■ The data ■
— start —

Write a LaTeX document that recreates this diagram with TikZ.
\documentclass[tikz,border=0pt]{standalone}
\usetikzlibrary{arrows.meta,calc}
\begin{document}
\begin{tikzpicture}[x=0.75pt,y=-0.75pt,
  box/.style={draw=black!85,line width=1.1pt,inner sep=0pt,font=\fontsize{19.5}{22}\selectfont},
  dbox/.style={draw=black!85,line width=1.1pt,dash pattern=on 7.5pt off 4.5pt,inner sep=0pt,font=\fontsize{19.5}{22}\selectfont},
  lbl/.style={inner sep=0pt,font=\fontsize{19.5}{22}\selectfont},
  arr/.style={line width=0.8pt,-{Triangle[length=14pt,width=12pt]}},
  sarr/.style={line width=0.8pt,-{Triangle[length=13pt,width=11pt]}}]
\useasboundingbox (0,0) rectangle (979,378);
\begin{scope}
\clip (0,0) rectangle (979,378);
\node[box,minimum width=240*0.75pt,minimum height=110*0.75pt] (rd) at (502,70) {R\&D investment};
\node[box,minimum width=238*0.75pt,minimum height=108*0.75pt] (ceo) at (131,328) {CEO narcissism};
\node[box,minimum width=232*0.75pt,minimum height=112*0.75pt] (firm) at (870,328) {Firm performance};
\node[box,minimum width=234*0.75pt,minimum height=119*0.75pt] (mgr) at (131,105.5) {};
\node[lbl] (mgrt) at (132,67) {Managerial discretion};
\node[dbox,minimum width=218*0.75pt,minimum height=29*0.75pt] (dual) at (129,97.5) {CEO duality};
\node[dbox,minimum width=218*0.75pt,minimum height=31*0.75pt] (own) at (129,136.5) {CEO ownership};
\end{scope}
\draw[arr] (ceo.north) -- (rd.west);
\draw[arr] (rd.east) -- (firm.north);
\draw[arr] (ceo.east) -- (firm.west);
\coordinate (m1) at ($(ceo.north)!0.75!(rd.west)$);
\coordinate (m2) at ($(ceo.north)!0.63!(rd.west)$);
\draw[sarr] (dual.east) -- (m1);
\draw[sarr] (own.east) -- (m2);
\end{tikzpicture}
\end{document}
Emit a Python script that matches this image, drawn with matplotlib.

— end —

■ Goal ■
Write out the entries in full, exactly as given.

■ Output for this exercise ■
Write a LaTeX document that recreates this diagram with TikZ.
\documentclass[tikz,border=0pt]{standalone}
\usetikzlibrary{arrows.meta,calc}
\begin{document}
\begin{tikzpicture}[x=0.75pt,y=-0.75pt,
  box/.style={draw=black!85,line width=1.1pt,inner sep=0pt,font=\fontsize{19.5}{22}\selectfont},
  dbox/.style={draw=black!85,line width=1.1pt,dash pattern=on 7.5pt off 4.5pt,inner sep=0pt,font=\fontsize{19.5}{22}\selectfont},
  lbl/.style={inner sep=0pt,font=\fontsize{19.5}{22}\selectfont},
  arr/.style={line width=0.8pt,-{Triangle[length=14pt,width=12pt]}},
  sarr/.style={line width=0.8pt,-{Triangle[length=13pt,width=11pt]}}]
\useasboundingbox (0,0) rectangle (979,378);
\begin{scope}
\clip (0,0) rectangle (979,378);
\node[box,minimum width=240*0.75pt,minimum height=110*0.75pt] (rd) at (502,70) {R\&D investment};
\node[box,minimum width=238*0.75pt,minimum height=108*0.75pt] (ceo) at (131,328) {CEO narcissism};
\node[box,minimum width=232*0.75pt,minimum height=112*0.75pt] (firm) at (870,328) {Firm performance};
\node[box,minimum width=234*0.75pt,minimum height=119*0.75pt] (mgr) at (131,105.5) {};
\node[lbl] (mgrt) at (132,67) {Managerial discretion};
\node[dbox,minimum width=218*0.75pt,minimum height=29*0.75pt] (dual) at (129,97.5) {CEO duality};
\node[dbox,minimum width=218*0.75pt,minimum height=31*0.75pt] (own) at (129,136.5) {CEO ownership};
\end{scope}
\draw[arr] (ceo.north) -- (rd.west);
\draw[arr] (rd.east) -- (firm.north);
\draw[arr] (ceo.east) -- (firm.west);
\coordinate (m1) at ($(ceo.north)!0.75!(rd.west)$);
\coordinate (m2) at ($(ceo.north)!0.63!(rd.west)$);
\draw[sarr] (dual.east) -- (m1);
\draw[sarr] (own.east) -- (m2);
\end{tikzpicture}
\end{document}
Emit a Python script that matches this image, drawn with matplotlib.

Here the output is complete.